I have a proof when $S$ is countable: for each $\varepsilon > 0$ we have that:

$$\mathbb{P}(|X_n Y| > \varepsilon) = \sum_{y \in S}\mathbb{P}(|X_n Y| > \varepsilon | Y=y) \mathbb{P}(Y=y) = \sum_{y \in S}\mathbb{P}(|X_n y| > \varepsilon) \mathbb{P}(Y=y).$$

The result follows by taking the limit as $n \to \infty$ and applying DCT. I think that works, but how I don't know how to generalize this. In particular, I don't want to assume $Y$ is discrete nor it has a density.

Answer 1

The general case would be the same but written in a measure theoratic language.

Let $\mu_{X_{n}},\mu_{Y}$ be the distribution of $X_{n}$ and $Y$ on $\Bbb{R}$. Then by assumption of independence, the Joint distribution of $(X_{n},Y)$ on $\Bbb{R}^{2}$ is the product measure $\mu_{X_{n}}\otimes \mu_{Y}$ .

Thus \begin{align}P(|X_{n}Y|>\epsilon)&=\int_{\Bbb{R}}\int_{\Bbb{R}}\mathbf{1}_{|xy|>\epsilon}\,d\mu_{X_{n}}(x)\,d\mu_{Y}(y)\\\\&=\int_{\Bbb{R}}P(|X_{n}y|>\epsilon)\,d\mu_{Y}(y) \end{align}

Now as $P(|X_{n}y|>\epsilon)\to 0$ as $n\to\infty$ and $|P(|X_{n}y|>\epsilon)|\leq 1$ and $\int_{\Bbb{R}}1\,d\mu_{Y}=1<\infty$, the Dominated Convergence Theorem gives you that $\int_{\Bbb{R}}P(|X_{n}y|>\epsilon)\,d\mu_{Y}(y)=P(|X_{n}Y|>\epsilon)\to 0$ as $n\to\infty$

Alternate Also, note that $X_{n}y\to 0$ in P for some non zero $y$ means that $X_{n}\to 0$ in probability.

So find a subsequence such that $X_{n_{k}}\to 0$ almost surely.

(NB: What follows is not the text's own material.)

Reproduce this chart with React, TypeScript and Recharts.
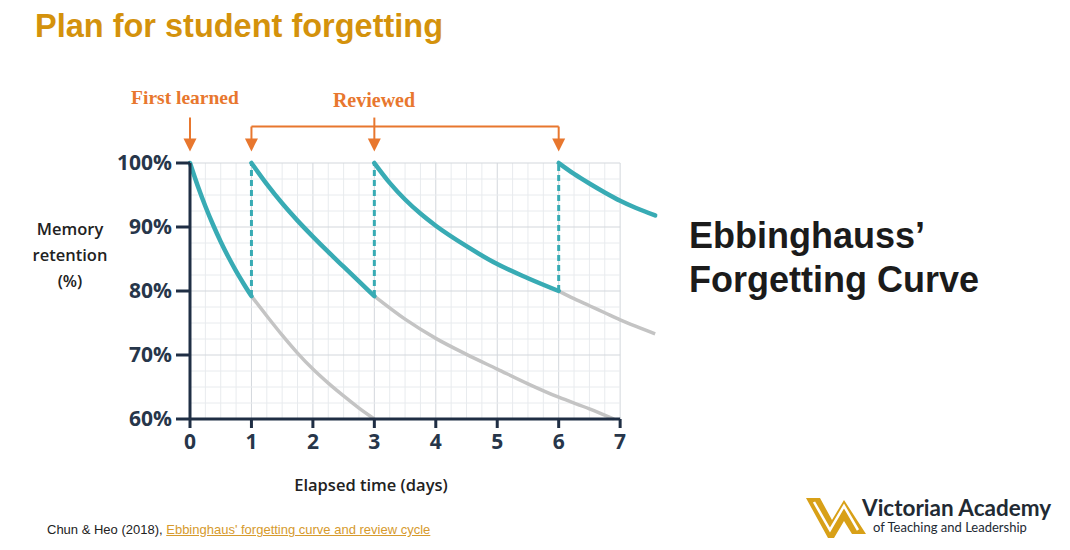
import React from 'react';
import { ComposedChart, Line, XAxis, YAxis, ReferenceLine, ReferenceDot } from 'recharts';

// axis ticks
const dayTicks = [0, 1, 2, 3, 4, 5, 6, 7];
const retentionTicks = [60, 70, 80, 90, 100];

// retention curves (t = elapsed days, r = % retained)
const learnCurve = [
  { t: 0, r: 100 }, { t: 0.125, r: 96.45 }, { t: 0.25, r: 93.25 }, { t: 0.375, r: 90.35 },
  { t: 0.5, r: 87.7 }, { t: 0.625, r: 85.3 }, { t: 0.75, r: 83.1 }, { t: 0.875, r: 81.1 }, { t: 1, r: 79.2 },
];
const review1Curve = [
  { t: 1, r: 100 }, { t: 1.25, r: 96.7 }, { t: 1.5, r: 93.7 }, { t: 1.75, r: 91 }, { t: 2, r: 88.5 },
  { t: 2.25, r: 86.1 }, { t: 2.5, r: 83.8 }, { t: 2.75, r: 81.5 }, { t: 3, r: 79.2 },
];
const review2Curve = [
  { t: 3, r: 100 }, { t: 3.25, r: 96.9 }, { t: 3.5, r: 94.3 }, { t: 3.75, r: 92.1 }, { t: 4, r: 90.2 },
  { t: 4.5, r: 87 }, { t: 5, r: 84.2 }, { t: 5.5, r: 82 }, { t: 6, r: 80 },
];
const review3Curve = [
  { t: 6, r: 100 }, { t: 6.25, r: 98.3 }, { t: 6.5, r: 96.8 }, { t: 6.75, r: 95.4 }, { t: 7, r: 94.1 },
  { t: 7.25, r: 93 }, { t: 7.57, r: 91.8 },
];
const fade1Curve = [
  { t: 1, r: 79.2 }, { t: 1.25, r: 76.1 }, { t: 1.5, r: 73.1 }, { t: 1.75, r: 70.3 }, { t: 2, r: 67.8 },
  { t: 2.25, r: 65.6 }, { t: 2.5, r: 63.6 }, { t: 2.75, r: 61.7 }, { t: 3, r: 60 },
];
const fade2Curve = [
  { t: 3, r: 79.2 }, { t: 3.5, r: 75.6 }, { t: 4, r: 72.6 }, { t: 4.5, r: 70.1 }, { t: 5, r: 67.8 },
  { t: 5.5, r: 65.5 }, { t: 6, r: 63.4 }, { t: 6.5, r: 61.6 }, { t: 6.9, r: 60 },
];
const fade3Curve = [
  { t: 6, r: 80 }, { t: 6.25, r: 78.8 }, { t: 6.5, r: 77.7 }, { t: 6.75, r: 76.6 }, { t: 7, r: 75.5 },
  { t: 7.25, r: 74.5 }, { t: 7.57, r: 73.3 },
];
const reviewDays = [1, 3, 6];
const reviewLows = [79.2, 79.2, 80];

const TEAL = '#38abb4';
const GREY = '#c4c4c4';
const NAVY = '#1f2e44';
const ORANGE = '#e8772e';
const GOLD = '#d4920c';

// grid every quarter day / 2.5%
const gridX = Array.from({ length: 29 }, (_, i) => i * 0.25);
const gridY = Array.from({ length: 17 }, (_, i) => 60 + i * 2.5);

// arrow positions above the plot (in retention units)
const ARROW_TIP = 101.8;
const ARROW_BASE = 103.7;
const BRACKET = 105.7;
const SHAFT_TOP = 107.1;

const ArrowHead = (props: any) => {
  const { cx, cy } = props;
  return <path d={`M${cx - 6.5},${cy - 13} L${cx + 6.5},${cy - 13} L${cx},${cy} Z`} fill={ORANGE} />;
};

const tickFont = { fill: '#27364a', fontSize: 21, fontWeight: 700, fontFamily: 'Open Sans' };

export default function App() {
  return (
    <div style={{ position: 'absolute', left: 0, top: 0, width: 1070, height: 550, background: '#fff', overflow: 'hidden' }}>
      <div style={{ position: 'absolute', left: 35, top: 8, fontFamily: 'Liberation Sans', fontWeight: 700, fontSize: 32.5, color: GOLD }}>
        Plan for student forgetting
      </div>

      <ComposedChart width={1070} height={550} margin={{ top: 163, right: 413, bottom: 91, left: 110 }} style={{ position: 'absolute', left: 0, top: 0 }}>
        {gridX.map((x) => (
          <ReferenceLine key={'gx' + x} segment={[{ x, y: 60 }, { x, y: 100 }]} stroke={x % 1 === 0 ? '#d3d7dc' : '#e8ebee'} strokeWidth={1} ifOverflow="visible" />
        ))}
        {gridY.map((y) => (
          <ReferenceLine key={'gy' + y} segment={[{ x: 0, y }, { x: 7, y }]} stroke={y % 10 === 0 ? '#d3d7dc' : '#e8ebee'} strokeWidth={1} ifOverflow="visible" />
        ))}

        <XAxis type="number" dataKey="t" domain={[0, 7.6]} ticks={dayTicks} axisLine={false}
          tickLine={{ stroke: NAVY, strokeWidth: 3 }} tickSize={9} tickMargin={6} tick={tickFont} height={40} />
        <YAxis type="number" dataKey="r" domain={[60, 100]} ticks={retentionTicks} tickFormatter={(v) => `${v}%`}
          axisLine={{ stroke: NAVY, strokeWidth: 3 }} tickLine={{ stroke: NAVY, strokeWidth: 3 }} tickSize={14} tickMargin={4} tick={tickFont} width={80} />

        <Line data={fade1Curve} dataKey="r" type="monotone" stroke={GREY} strokeWidth={3.5} dot={false} isAnimationActive={false} />
        <Line data={fade2Curve} dataKey="r" type="monotone" stroke={GREY} strokeWidth={3.5} dot={false} isAnimationActive={false} />
        <Line data={fade3Curve} dataKey="r" type="monotone" stroke={GREY} strokeWidth={3.5} dot={false} isAnimationActive={false} />

        {reviewDays.map((d, i) => (
          <Line key={'jump' + d} data={[{ t: d, r: reviewLows[i] }, { t: d, r: 100 }]} dataKey="r" type="linear"
            stroke={TEAL} strokeWidth={3} strokeDasharray="6 4" dot={false} isAnimationActive={false} />
        ))}

        {[learnCurve, review1Curve, review2Curve, review3Curve].map((c, i) => (
          <Line key={'teal' + i} data={c} dataKey="r" type="monotone" stroke={TEAL} strokeWidth={4.5}
            strokeLinecap="round" dot={false} isAnimationActive={false} />
        ))}

        <ReferenceLine segment={[{ x: 0, y: 60 }, { x: 7, y: 60 }]} stroke={NAVY} strokeWidth={3} ifOverflow="visible" />

        {/* first learned / reviewed arrows */}
        <ReferenceLine segment={[{ x: 0, y: SHAFT_TOP }, { x: 0, y: ARROW_BASE }]} stroke={ORANGE} strokeWidth={2} ifOverflow="visible" />
        <ReferenceLine segment={[{ x: 1, y: BRACKET }, { x: 6, y: BRACKET }]} stroke={ORANGE} strokeWidth={2} ifOverflow="visible" />
        <ReferenceLine segment={[{ x: 1, y: BRACKET }, { x: 1, y: ARROW_BASE }]} stroke={ORANGE} strokeWidth={2} ifOverflow="visible" />
        <ReferenceLine segment={[{ x: 6, y: BRACKET }, { x: 6, y: ARROW_BASE }]} stroke={ORANGE} strokeWidth={2} ifOverflow="visible" />
        <ReferenceLine segment={[{ x: 3, y: SHAFT_TOP }, { x: 3, y: ARROW_BASE }]} stroke={ORANGE} strokeWidth={2} ifOverflow="visible" />
        {[0, ...reviewDays].map((d) => (
          <ReferenceDot key={'tip' + d} x={d} y={ARROW_TIP} r={0} ifOverflow="visible" shape={ArrowHead} />
        ))}
      </ComposedChart>

      <div style={{ position: 'absolute', left: 125, top: 87, width: 120, textAlign: 'center', fontFamily: 'Liberation Serif', fontWeight: 700, fontSize: 19.5, color: ORANGE }}>
        First learned
      </div>
      <div style={{ position: 'absolute', left: 314, top: 89, width: 120, textAlign: 'center', fontFamily: 'Liberation Serif', fontWeight: 700, fontSize: 20, color: ORANGE }}>
        Reviewed
      </div>

      <div style={{ position: 'absolute', left: 20, top: 216, width: 100, textAlign: 'center', fontFamily: 'Open Sans', fontWeight: 600, fontSize: 16.5, lineHeight: '26px', color: '#222' }}>
        Memory<br />retention<br />(%)
      </div>
      <div style={{ position: 'absolute', left: 271, top: 473, width: 200, textAlign: 'center', fontFamily: 'Open Sans', fontWeight: 600, fontSize: 16.5, color: '#222' }}>
        Elapsed time (days)
      </div>

      <div style={{ position: 'absolute', left: 689, top: 214, fontFamily: 'Liberation Sans', fontWeight: 700, fontSize: 36, lineHeight: '44px', color: '#1b1b1b' }}>
        Ebbinghauss’<br />Forgetting Curve
      </div>

      <div style={{ position: 'absolute', left: 47, top: 522, fontFamily: 'Liberation Sans', fontSize: 13, color: '#222' }}>
        Chun &amp; Heo (2018), <span style={{ color: '#d69a2d', textDecoration: 'underline' }}>Ebbinghaus' forgetting curve and review cycle</span>
      </div>

      <svg style={{ position: 'absolute', left: 800, top: 494 }} width={70} height={48}>
        <polygon points="6,4 20,4 32,26 44,6 66,40 52,40 44,27 34,44 28,44" fill="#d8a017" />
        <polyline points="14,8 30,36 44,12 58,36" fill="none" stroke="#fff" strokeWidth={2.5} strokeLinejoin="miter" />
      </svg>
      <div style={{ position: 'absolute', left: 862, top: 497, fontFamily: 'Lato', fontWeight: 700, fontSize: 22.5, color: '#222a33', lineHeight: '22px' }}>
        Victorian Academy
      </div>
      <div style={{ position: 'absolute', left: 873, top: 520, fontFamily: 'Lato', fontSize: 13, color: '#222a33', lineHeight: '15px' }}>
        of Teaching and Leadership
      </div>
    </div>
  );
}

Thus for each fixed $\omega$ in a set of probability $1$, you'll have that $X_{n_{k}}(\omega)Y(\omega)=X_{n_{k}}(\omega)y\to 0$ as $k\to\infty$.

Thus, along the subsequence, $X_{n_{k}}Y\to 0$ almost surely (and hence also in P). Thus given any subsequence $X_{n_{k}}Y$ following the above method, we'll be able to find a further subsequence such that $X_{n_{k_{l}}}Y\to 0$ almost surely. This is sufficient for convergence in probability. This is because

A sequence $X_{n}\to X$ in P iff for every subsequence $X_{n_{k}}$ there exists a further subsequence $X_{n_{k_{l}}}$ such that $X_{n_{k_{l}}}\to X$ in probability.

Answer 2

An alternative probabilistic way is the following.

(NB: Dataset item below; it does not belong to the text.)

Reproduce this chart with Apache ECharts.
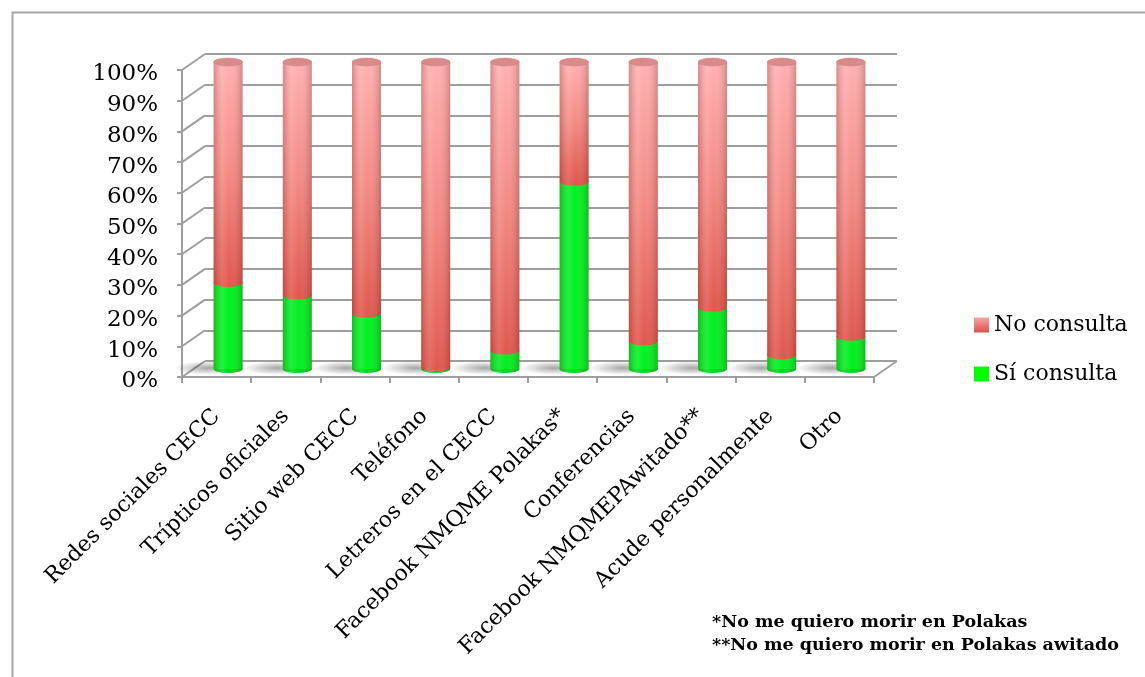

Fix any $\epsilon>0$. We will show that for any $\delta>0$ there is an $N$ scuh that $$ \mathbb{P}(|X_n Y|\ge \epsilon)\le \delta\quad\text{for all }n\ge N. $$

Let $A_M=\{\omega: |Y(\omega)|\ge M\}$, $M=1,2,\dots$. This is a decreasing sequence of events converging to $\emptyset$ hence by the continuity of probability there is some $M_0$ such that $\mathbb{P}(|Y|\ge M_0)\le \delta/2$.

We may suppose that $S\ne \{0\}$ (otherwise it's trivial). Fix some $y\in S$ such that $y\ne 0$.

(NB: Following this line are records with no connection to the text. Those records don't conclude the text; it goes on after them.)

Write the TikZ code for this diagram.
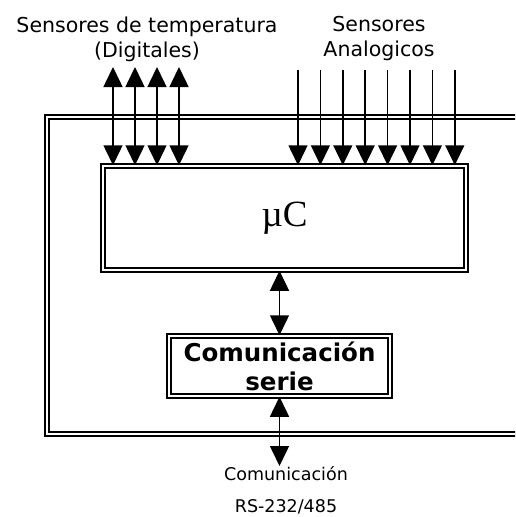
\documentclass[tikz,border=0pt]{standalone}
\usepackage{fontspec}
\setmainfont{DejaVu Sans}
\newfontfamily\ucfont{Liberation Serif}
\usetikzlibrary{arrows.meta,positioning,calc}

\begin{document}
\begin{tikzpicture}[x=1pt,y=-1pt,>={Triangle[width=19pt,length=20pt]},
  dbl/.style={draw,double,double distance=2.5pt,line width=1.5pt},
  lbl/.style={align=center,inner sep=0pt,font=\fontsize{20.5}{25}\selectfont},
  con/.style={line width=1.5pt}]
\useasboundingbox (0,0) rectangle (515,517);
% frame of the whole system, open to the right
\begin{scope}
\clip (0,0) rectangle (515,517);
\draw[dbl] (540,117) -- (47,117) -- (47,434) -- (540,434);
\end{scope}
\node[dbl,minimum width=363pt,minimum height=104pt] (uc) at (284.5,218) {\ucfont\fontsize{37}{40}\selectfont µC};
\node[dbl,minimum width=221pt,minimum height=60pt,align=center,inner sep=0pt,
  font=\bfseries\fontsize{24.5}{29}\selectfont] (com) at (279.5,366) {Comunicación\\serie};
\node[lbl] (tdig) at (147,39) {Sensores de temperatura\\(Digitales)};
\node[lbl] (tana) at (379,39) {Sensores\\Analogicos};
\node[align=center,inner sep=0pt,anchor=north,font=\fontsize{17.5}{32}\selectfont]
  (rs) at (286,466) {Comunicación\\RS-232/485};
% digital sensors, both ways
\foreach \i in {0,...,3}{
  \coordinate (d\i) at (113+22*\i,67);
  \draw[con,<->] (d\i) -- (d\i |- uc.north);
}
% analog sensors, into the uC
\foreach \i in {0,...,7}{
  \coordinate (a\i) at (298+22.4*\i,70);
  \draw[con,->] (a\i) -- (a\i |- uc.north);
}
\draw[con,<->] (com.north |- uc.south) -- (com.north);
\draw[con,<->] (com.south) -- (com.south |- rs.north);
\end{tikzpicture}
\end{document}
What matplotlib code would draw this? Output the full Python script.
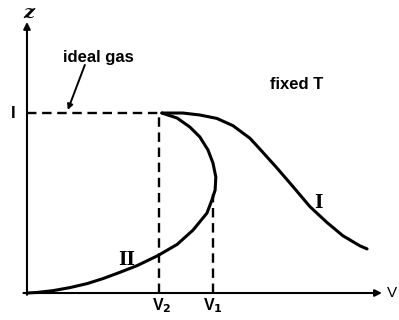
import numpy as np
import matplotlib.pyplot as plt

# compressibility factor z against volume V at fixed T
# branch I: single smooth decay
v_I = [3.80, 4.39, 4.87, 5.35, 5.80, 6.28, 6.56, 7.04, 7.49, 7.97, 8.45, 8.90, 9.38, 9.58]
z_I = [1.00, 1.00, 0.989, 0.970, 0.930, 0.860, 0.800, 0.695, 0.592, 0.480, 0.392, 0.318, 0.262, 0.245]

# branch II: folds back past V1 and runs down to the origin
v_II = [3.80, 4.23, 4.59, 4.87, 5.10, 5.24, 5.32, 5.30, 5.21, 5.07, 4.68, 4.23, 3.69,
        3.10, 2.62, 2.14, 1.69, 1.21, 0.73, 0.28, 0.0]
z_II = [1.00, 0.972, 0.922, 0.867, 0.794, 0.722, 0.644, 0.572, 0.517, 0.444, 0.350, 0.270, 0.208,
        0.152, 0.115, 0.080, 0.052, 0.030, 0.013, 0.003, 0.0]

z_ideal = 1.0
V2 = 3.72
V1 = 5.24
z_at_V1 = 0.55

plt.rcParams['font.family'] = ['Liberation Sans', 'DejaVu Sans']

fig = plt.figure(figsize=(3.99, 3.2), dpi=100)
ax = fig.add_axes([0, 0, 1, 1])
ax.set_xlim(-0.76, 10.48)
ax.set_ylim(-0.15, 1.628)
ax.axis('off')

lw = 2.2
ax.plot(v_I, z_I, color='black', lw=lw, solid_capstyle='round', solid_joinstyle='round')
ax.plot(v_II, z_II, color='black', lw=lw, solid_capstyle='round', solid_joinstyle='round')

# dashed guides
dash = dict(color='black', lw=1.7, dashes=(4, 2.4))
ax.plot([0, V2], [z_ideal, z_ideal], **dash)
ax.plot([V2, V2], [0, z_ideal], **dash)
ax.plot([V1, V1], [0, z_at_V1], **dash)

# axes with arrows
ax.annotate('', xy=(10.0, 0), xytext=(-0.1, 0),
            arrowprops=dict(arrowstyle='-|>', color='black', lw=1.5,
                            mutation_scale=10, shrinkA=0, shrinkB=0))
ax.annotate('', xy=(0, 1.506), xytext=(0, -0.01),
            arrowprops=dict(arrowstyle='-|>', color='black', lw=1.5,
                            mutation_scale=10, shrinkA=0, shrinkB=0))

# labels
ax.text(0.05, 1.555, 'z', fontsize=14, fontweight='bold', fontstyle='italic',
        ha='center', va='center', family='DejaVu Serif')
ax.text(10.28, 0.0, 'V', fontsize=11, ha='center', va='center')
ax.text(-0.38, z_ideal, 'I', fontsize=12, fontweight='bold', ha='center', va='center')
ax.text(3.80, -0.07, 'V$_\\mathbf{2}$', fontsize=11.5, fontweight='bold', ha='center', va='center')
ax.text(5.24, -0.07, 'V$_\\mathbf{1}$', fontsize=11.5, fontweight='bold', ha='center', va='center')
ax.text(2.0, 1.31, 'ideal gas', fontsize=12, fontweight='bold', ha='center', va='center')
ax.annotate('', xy=(1.15, 1.017), xytext=(1.63, 1.267),
            arrowprops=dict(arrowstyle='-|>', color='black', lw=1.4,
                            mutation_scale=8, shrinkA=0, shrinkB=0))
ax.text(7.6, 1.16, 'fixed T', fontsize=12, fontweight='bold', ha='center', va='center')
ax.text(8.2, 0.50, 'I', fontsize=13, fontweight='bold', ha='center', va='center',
        family='DejaVu Serif')
ax.text(2.82, 0.185, 'II', fontsize=13, fontweight='bold', ha='center', va='center',
        family='DejaVu Serif')

fig.savefig('out.png', dpi=100)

Since $X_n y\to 0$ in probability, there is an $N$ such that $$ \mathbb{P}(|X_n y|\ge |y|\epsilon/M_0)\le \delta/2 $$ for all $n\ge N$, i.e. $\mathbb{P}(|X_n M_0|\ge \epsilon)\le \delta/2$.

Then $$ \mathbb{P}(|X_nY|\ge \epsilon)\le \mathbb{P}(|X_n M_0|\ge \epsilon) +\mathbb{P}(|Y|\ge M_0)\le \delta/2+\delta/2=\delta $$ for all $n\ge N$. Q.E.D.